__Objective__. Each line containing the word "React" must be collected.

# Data segment start

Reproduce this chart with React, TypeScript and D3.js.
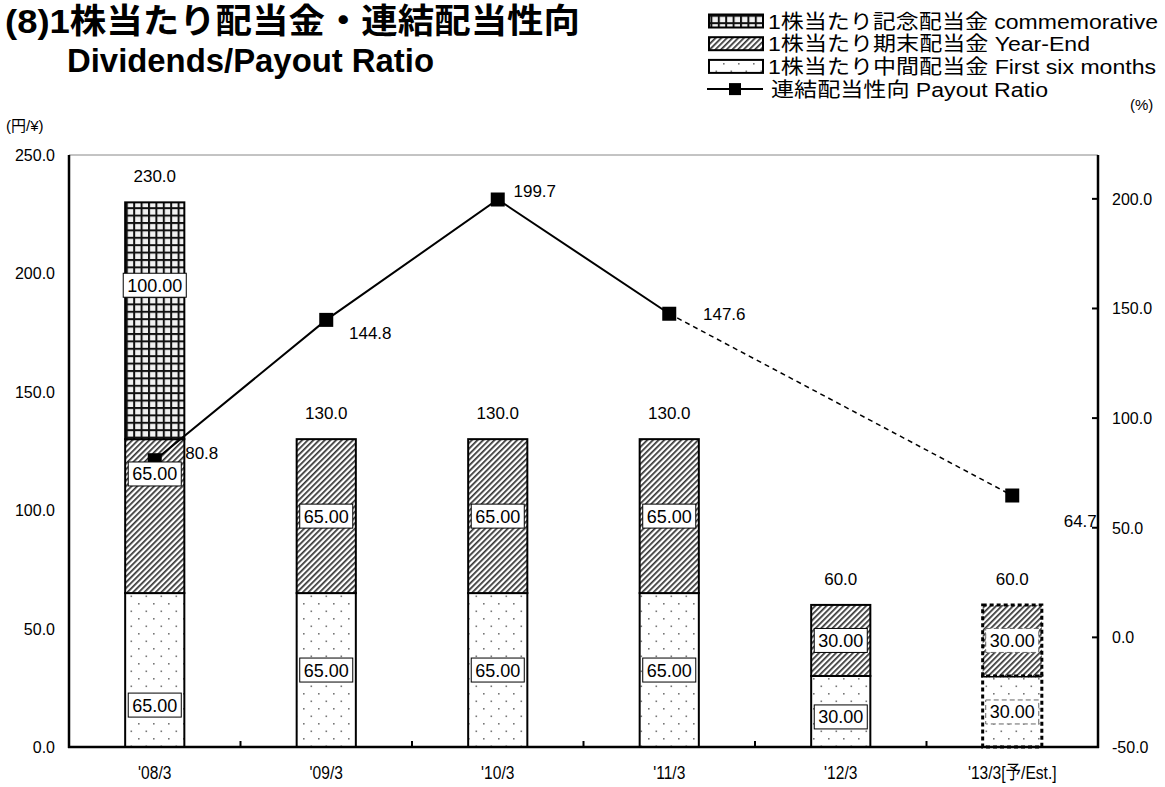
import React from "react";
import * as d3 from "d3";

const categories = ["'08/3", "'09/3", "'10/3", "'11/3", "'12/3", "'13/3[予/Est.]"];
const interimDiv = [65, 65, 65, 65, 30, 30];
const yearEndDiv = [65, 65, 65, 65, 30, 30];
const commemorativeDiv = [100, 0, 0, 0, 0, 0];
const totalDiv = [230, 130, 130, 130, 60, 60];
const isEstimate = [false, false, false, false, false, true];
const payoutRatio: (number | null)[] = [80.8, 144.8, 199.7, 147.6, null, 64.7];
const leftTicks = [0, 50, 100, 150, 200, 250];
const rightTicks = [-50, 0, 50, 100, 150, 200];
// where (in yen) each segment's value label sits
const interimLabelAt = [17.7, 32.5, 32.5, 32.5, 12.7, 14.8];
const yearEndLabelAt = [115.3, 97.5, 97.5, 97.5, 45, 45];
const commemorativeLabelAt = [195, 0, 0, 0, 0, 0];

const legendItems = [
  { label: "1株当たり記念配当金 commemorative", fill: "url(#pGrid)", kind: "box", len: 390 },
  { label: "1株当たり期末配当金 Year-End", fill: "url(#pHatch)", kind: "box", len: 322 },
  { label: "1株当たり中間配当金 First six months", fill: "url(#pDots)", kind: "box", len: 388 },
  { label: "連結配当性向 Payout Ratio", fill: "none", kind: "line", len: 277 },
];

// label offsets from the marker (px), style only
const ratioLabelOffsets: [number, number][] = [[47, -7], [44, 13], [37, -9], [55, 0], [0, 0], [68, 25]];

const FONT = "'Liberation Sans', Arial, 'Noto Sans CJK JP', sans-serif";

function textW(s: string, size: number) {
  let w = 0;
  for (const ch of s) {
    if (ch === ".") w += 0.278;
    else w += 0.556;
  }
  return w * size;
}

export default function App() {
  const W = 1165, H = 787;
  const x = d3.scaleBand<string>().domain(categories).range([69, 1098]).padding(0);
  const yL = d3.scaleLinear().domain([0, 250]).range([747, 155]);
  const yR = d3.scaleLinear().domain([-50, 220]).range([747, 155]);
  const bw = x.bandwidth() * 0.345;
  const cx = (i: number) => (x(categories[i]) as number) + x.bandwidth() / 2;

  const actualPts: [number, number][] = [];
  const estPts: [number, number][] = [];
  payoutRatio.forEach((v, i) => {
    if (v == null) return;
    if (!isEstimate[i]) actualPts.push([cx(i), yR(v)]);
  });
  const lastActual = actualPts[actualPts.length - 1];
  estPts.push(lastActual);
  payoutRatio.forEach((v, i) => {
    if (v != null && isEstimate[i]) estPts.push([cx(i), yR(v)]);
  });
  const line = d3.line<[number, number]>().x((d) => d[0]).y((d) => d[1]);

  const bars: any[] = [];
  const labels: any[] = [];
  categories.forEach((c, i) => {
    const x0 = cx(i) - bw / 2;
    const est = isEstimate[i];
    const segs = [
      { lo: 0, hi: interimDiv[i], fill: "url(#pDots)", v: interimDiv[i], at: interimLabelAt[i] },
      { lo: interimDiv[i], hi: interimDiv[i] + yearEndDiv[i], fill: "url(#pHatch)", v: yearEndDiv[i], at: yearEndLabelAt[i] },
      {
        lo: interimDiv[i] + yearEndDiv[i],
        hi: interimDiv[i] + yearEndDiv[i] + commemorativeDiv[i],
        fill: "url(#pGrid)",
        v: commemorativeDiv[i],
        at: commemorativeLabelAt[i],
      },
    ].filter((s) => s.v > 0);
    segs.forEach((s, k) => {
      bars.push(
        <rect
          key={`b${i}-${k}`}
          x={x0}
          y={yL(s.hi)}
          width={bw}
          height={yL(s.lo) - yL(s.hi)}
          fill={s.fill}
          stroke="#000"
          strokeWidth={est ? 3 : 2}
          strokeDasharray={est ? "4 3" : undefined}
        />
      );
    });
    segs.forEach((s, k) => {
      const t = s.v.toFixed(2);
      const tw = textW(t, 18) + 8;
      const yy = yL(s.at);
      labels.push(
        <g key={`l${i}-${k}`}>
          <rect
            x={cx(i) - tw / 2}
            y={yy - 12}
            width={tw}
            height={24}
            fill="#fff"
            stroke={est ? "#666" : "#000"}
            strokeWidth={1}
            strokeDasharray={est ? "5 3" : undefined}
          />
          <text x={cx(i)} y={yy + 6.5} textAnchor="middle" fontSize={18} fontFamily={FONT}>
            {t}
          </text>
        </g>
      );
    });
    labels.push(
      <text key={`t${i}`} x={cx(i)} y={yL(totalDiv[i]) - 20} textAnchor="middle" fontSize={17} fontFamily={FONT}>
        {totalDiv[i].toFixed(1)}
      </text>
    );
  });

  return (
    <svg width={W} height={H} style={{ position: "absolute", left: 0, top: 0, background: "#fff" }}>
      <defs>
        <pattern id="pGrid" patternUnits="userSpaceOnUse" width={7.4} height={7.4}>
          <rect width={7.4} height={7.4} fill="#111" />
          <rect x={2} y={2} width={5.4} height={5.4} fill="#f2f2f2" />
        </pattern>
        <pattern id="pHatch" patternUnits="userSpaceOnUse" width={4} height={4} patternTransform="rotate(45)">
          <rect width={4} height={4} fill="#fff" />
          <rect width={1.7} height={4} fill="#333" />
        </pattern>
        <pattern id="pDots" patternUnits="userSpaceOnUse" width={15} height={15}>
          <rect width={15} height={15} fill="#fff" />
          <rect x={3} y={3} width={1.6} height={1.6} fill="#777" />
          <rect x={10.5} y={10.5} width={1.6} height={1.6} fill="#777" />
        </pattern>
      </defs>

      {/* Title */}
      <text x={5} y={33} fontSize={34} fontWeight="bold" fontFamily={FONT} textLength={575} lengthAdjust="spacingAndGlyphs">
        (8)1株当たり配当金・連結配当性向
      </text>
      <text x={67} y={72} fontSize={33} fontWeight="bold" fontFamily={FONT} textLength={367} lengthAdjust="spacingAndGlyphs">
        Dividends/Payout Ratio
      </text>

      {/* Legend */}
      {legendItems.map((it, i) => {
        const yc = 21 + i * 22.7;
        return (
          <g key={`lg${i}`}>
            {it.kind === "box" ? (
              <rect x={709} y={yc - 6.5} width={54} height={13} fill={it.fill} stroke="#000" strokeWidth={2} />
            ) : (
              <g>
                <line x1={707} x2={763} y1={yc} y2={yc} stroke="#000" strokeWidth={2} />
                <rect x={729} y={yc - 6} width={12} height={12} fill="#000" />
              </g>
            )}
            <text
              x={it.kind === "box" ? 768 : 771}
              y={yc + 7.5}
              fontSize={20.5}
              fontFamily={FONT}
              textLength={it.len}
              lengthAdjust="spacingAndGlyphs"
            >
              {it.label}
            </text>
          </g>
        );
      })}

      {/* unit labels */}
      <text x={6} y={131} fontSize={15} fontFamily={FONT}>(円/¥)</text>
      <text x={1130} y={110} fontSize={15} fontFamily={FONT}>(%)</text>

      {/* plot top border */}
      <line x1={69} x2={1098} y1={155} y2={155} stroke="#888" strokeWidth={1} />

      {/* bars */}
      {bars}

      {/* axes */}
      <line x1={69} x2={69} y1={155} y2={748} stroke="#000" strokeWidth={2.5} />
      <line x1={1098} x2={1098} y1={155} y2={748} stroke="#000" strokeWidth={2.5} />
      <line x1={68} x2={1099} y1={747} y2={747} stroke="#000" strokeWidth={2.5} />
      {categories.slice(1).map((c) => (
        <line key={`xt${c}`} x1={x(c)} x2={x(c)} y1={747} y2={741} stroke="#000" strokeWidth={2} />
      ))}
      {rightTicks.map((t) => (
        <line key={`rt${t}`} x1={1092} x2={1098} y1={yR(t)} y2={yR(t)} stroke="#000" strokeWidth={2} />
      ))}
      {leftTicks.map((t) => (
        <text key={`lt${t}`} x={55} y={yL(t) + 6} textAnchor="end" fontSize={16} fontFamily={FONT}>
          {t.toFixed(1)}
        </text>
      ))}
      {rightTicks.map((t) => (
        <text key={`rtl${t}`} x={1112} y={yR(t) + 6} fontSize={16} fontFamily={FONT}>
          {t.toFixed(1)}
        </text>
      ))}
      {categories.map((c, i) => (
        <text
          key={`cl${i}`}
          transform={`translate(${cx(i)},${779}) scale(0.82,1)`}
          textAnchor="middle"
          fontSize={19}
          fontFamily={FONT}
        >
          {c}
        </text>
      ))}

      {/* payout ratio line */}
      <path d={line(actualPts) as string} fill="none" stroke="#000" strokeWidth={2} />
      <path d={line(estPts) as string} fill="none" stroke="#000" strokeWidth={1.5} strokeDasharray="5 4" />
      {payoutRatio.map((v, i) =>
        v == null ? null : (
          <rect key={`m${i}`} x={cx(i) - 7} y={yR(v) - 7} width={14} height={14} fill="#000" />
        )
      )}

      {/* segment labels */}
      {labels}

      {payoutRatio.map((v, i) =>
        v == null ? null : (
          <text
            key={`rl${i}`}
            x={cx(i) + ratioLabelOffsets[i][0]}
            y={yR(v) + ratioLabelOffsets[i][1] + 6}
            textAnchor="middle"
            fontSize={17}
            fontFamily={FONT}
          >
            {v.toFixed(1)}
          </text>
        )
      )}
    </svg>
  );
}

# Data segment end

__Right answer__.
Reproduce this chart with React, TypeScript and D3.js.
import React from "react";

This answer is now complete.